* Records with drawing code *
============

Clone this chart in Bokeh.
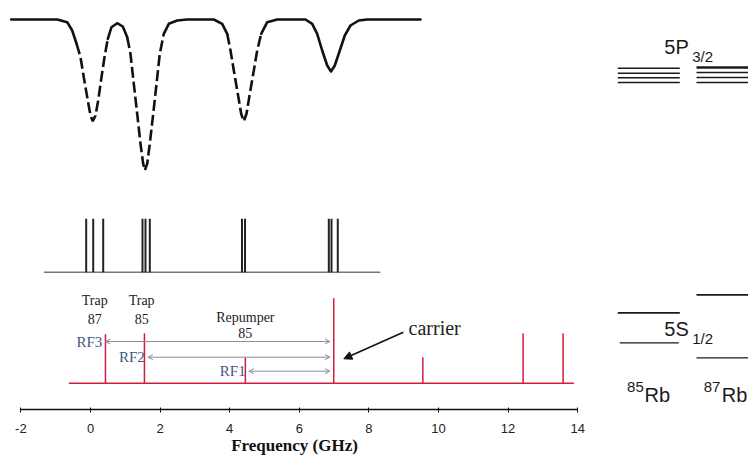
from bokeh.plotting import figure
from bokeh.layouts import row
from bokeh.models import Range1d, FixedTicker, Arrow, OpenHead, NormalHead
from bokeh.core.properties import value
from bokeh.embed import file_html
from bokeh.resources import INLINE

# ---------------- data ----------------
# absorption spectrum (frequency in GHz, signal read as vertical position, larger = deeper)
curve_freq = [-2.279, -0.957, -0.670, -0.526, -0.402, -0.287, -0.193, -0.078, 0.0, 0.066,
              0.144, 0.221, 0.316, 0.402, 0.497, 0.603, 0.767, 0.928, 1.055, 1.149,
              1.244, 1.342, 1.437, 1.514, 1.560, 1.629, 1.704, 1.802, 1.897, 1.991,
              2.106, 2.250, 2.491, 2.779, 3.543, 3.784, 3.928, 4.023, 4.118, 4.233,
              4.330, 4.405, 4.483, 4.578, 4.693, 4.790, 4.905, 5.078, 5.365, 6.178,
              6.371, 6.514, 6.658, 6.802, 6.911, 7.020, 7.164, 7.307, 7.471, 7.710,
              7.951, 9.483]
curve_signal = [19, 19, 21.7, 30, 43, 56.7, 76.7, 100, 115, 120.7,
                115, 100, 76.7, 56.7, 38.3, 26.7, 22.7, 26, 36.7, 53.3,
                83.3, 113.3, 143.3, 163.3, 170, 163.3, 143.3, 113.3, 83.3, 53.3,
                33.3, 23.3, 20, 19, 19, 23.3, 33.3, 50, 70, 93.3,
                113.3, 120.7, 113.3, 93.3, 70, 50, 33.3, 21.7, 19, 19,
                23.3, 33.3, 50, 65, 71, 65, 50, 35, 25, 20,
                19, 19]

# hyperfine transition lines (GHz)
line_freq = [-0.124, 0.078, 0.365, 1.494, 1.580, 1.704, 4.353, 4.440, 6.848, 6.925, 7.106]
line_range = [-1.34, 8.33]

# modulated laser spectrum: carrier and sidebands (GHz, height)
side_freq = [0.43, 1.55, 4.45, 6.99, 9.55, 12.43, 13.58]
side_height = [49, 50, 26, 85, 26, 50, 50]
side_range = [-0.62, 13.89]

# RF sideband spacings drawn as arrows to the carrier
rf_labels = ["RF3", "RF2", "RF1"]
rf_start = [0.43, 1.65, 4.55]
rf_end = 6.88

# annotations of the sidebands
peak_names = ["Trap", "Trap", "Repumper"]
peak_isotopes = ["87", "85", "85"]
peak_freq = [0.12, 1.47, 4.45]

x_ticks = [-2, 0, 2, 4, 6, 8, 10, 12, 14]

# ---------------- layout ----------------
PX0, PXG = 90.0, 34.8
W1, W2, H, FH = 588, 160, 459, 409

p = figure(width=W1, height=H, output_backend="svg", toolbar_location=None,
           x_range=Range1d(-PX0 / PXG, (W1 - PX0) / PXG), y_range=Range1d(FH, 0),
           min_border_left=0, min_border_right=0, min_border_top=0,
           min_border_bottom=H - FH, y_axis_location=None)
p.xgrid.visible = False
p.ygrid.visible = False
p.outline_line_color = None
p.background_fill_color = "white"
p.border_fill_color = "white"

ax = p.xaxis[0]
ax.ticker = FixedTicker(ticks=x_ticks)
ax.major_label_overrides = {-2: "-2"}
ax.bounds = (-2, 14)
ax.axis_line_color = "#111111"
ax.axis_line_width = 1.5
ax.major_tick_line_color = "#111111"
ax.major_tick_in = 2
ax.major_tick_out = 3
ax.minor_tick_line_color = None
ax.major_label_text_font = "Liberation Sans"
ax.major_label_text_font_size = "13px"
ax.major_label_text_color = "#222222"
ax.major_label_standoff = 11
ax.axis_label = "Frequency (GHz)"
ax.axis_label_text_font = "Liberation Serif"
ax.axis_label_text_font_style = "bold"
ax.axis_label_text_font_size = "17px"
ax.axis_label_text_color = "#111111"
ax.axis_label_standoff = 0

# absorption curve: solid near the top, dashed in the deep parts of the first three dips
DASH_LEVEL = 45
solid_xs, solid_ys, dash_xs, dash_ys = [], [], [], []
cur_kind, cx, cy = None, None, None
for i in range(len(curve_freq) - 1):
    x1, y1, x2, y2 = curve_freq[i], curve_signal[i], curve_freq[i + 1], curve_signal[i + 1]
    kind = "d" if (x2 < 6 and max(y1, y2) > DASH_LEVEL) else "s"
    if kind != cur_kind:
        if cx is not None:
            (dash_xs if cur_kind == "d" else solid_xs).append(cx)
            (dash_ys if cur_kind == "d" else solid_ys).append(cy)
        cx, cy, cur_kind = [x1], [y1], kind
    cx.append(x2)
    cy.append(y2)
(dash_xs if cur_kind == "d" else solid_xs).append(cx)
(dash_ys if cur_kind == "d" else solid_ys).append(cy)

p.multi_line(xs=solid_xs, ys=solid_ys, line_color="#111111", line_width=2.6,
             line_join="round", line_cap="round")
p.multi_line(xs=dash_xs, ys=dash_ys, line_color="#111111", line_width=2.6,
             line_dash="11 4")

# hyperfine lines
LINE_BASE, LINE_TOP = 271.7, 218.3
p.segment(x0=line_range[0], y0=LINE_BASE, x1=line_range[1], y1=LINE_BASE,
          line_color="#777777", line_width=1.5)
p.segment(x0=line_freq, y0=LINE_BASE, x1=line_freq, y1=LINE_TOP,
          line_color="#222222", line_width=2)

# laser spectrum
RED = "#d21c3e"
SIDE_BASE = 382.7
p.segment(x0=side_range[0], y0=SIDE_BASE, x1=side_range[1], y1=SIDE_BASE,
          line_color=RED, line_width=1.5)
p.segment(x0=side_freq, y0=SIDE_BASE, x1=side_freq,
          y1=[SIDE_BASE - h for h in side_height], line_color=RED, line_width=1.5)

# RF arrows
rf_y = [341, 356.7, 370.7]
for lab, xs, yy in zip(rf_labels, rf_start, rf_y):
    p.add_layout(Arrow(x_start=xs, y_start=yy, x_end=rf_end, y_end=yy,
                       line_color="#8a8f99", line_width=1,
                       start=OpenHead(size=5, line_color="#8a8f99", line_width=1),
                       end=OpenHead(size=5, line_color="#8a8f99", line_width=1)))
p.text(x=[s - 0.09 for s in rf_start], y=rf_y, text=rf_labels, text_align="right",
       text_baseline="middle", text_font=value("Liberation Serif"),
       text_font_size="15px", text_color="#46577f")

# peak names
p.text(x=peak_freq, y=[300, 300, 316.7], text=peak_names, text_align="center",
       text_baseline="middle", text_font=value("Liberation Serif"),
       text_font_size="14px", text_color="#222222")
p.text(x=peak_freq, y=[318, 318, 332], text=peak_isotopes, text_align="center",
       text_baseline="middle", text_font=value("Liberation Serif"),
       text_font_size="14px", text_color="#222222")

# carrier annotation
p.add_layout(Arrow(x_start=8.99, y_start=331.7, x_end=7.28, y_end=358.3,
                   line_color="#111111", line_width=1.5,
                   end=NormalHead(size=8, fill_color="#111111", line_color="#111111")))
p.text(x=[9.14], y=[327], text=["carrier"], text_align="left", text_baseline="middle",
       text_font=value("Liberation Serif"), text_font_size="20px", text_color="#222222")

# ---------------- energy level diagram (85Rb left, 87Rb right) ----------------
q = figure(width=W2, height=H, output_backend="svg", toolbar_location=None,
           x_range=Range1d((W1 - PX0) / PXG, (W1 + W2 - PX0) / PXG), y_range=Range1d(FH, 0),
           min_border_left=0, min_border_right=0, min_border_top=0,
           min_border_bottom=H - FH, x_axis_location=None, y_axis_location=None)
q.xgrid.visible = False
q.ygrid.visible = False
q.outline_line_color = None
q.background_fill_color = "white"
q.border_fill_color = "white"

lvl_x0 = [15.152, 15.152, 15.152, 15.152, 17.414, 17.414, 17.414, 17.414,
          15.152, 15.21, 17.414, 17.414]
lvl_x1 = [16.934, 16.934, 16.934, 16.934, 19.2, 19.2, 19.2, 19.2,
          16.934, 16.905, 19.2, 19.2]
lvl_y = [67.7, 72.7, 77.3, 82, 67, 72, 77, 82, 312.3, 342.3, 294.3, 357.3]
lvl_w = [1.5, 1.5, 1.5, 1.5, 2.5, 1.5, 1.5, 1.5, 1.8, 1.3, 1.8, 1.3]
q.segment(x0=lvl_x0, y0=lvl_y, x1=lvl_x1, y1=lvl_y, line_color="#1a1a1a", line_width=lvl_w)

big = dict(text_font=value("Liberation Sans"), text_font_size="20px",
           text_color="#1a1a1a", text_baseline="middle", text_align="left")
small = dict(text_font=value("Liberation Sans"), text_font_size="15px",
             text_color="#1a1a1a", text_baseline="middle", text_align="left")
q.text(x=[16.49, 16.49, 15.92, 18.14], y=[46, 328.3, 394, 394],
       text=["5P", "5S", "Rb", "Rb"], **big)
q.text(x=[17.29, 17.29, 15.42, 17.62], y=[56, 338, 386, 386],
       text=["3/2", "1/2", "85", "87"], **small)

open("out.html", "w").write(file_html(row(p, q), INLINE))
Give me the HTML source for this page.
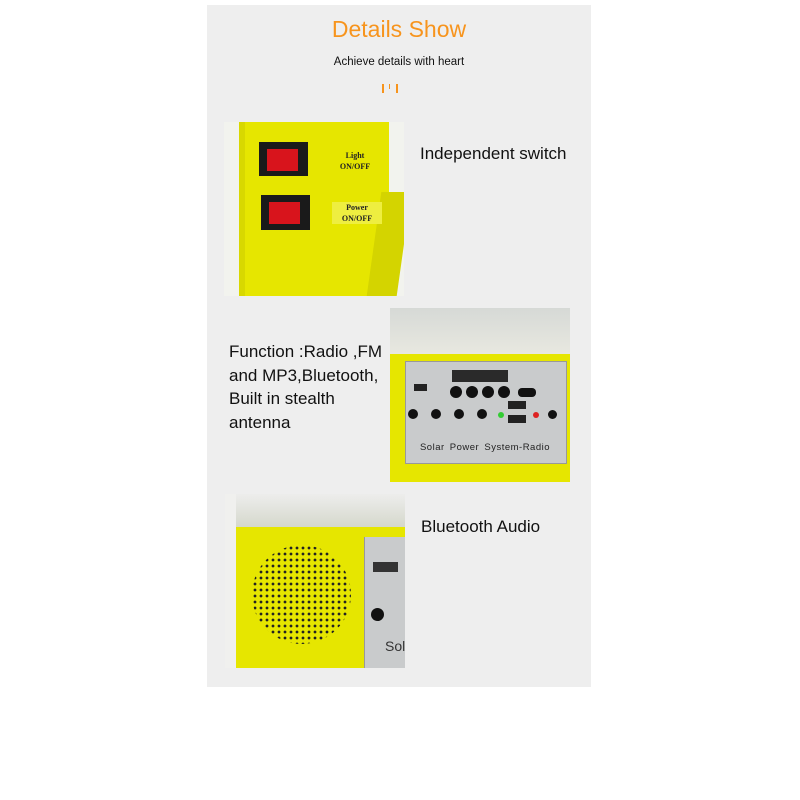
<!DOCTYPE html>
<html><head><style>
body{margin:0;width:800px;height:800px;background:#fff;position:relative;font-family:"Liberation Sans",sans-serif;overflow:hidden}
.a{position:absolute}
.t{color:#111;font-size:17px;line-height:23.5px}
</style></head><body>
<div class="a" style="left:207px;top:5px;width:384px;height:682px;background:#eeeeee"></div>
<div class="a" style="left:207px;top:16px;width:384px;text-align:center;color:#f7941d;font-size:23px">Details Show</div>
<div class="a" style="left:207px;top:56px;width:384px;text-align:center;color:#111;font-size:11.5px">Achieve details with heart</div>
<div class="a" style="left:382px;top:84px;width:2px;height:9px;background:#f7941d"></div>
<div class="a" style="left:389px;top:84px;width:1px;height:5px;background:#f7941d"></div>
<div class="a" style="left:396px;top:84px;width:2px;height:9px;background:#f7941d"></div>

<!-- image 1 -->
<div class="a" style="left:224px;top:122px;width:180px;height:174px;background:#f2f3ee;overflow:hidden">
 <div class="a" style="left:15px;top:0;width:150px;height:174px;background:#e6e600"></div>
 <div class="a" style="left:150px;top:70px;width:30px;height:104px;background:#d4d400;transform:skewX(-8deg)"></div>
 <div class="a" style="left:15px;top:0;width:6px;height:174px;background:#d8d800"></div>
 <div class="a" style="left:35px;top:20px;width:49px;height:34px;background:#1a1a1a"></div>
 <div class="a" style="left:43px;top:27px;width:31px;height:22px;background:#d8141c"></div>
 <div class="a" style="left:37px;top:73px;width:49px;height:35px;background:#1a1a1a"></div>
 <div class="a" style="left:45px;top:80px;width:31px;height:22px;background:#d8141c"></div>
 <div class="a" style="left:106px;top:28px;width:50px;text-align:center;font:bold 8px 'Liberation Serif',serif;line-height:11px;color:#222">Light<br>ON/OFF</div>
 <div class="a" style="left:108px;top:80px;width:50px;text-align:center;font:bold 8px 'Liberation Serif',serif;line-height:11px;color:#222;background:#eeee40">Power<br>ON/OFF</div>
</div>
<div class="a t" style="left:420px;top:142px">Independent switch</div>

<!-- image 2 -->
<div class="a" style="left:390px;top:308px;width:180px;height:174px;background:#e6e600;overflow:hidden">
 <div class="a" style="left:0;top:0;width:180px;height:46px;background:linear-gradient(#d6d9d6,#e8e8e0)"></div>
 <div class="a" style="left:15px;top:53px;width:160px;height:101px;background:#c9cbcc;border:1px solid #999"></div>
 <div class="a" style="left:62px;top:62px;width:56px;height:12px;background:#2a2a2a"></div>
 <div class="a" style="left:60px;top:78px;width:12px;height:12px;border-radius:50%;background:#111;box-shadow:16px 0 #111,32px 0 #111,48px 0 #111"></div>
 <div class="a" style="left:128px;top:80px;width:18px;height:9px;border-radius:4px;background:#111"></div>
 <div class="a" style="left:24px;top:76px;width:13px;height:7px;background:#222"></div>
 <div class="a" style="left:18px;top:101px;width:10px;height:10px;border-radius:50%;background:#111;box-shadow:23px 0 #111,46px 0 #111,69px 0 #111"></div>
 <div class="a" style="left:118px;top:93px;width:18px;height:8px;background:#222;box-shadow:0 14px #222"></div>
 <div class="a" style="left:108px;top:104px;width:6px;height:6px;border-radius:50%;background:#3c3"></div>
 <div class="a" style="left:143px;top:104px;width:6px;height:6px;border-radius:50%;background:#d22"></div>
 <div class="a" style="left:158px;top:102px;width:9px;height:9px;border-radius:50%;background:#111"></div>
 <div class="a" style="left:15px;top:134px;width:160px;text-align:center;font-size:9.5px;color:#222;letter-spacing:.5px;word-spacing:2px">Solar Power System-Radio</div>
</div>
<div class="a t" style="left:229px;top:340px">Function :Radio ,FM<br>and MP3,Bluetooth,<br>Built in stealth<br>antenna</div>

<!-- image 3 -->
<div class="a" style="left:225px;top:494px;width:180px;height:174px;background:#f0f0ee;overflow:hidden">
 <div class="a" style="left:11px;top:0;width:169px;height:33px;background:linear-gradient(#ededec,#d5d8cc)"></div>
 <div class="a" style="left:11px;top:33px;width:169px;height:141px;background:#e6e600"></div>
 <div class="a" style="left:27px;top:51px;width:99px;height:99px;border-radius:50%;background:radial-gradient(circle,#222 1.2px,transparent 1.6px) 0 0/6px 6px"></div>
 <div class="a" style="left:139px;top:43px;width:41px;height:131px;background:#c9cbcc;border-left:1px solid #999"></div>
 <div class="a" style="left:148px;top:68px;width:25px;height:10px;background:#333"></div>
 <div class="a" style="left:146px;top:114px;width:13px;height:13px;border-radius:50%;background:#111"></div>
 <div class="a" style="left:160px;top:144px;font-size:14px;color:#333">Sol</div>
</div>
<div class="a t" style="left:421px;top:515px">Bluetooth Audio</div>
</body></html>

============

* YOUR INSTRUCTIONS *
Give again, word for word, every line from the top of the data through the line with "from bokeh.resources import INLINE", both ends included, and exclude the pictures.

* SOLUTION FOR THIS TASK *
Clone this chart in Bokeh.
from bokeh.plotting import figure
from bokeh.layouts import row
from bokeh.models import Range1d, FixedTicker, Arrow, OpenHead, NormalHead
from bokeh.core.properties import value
from bokeh.embed import file_html
from bokeh.resources import INLINE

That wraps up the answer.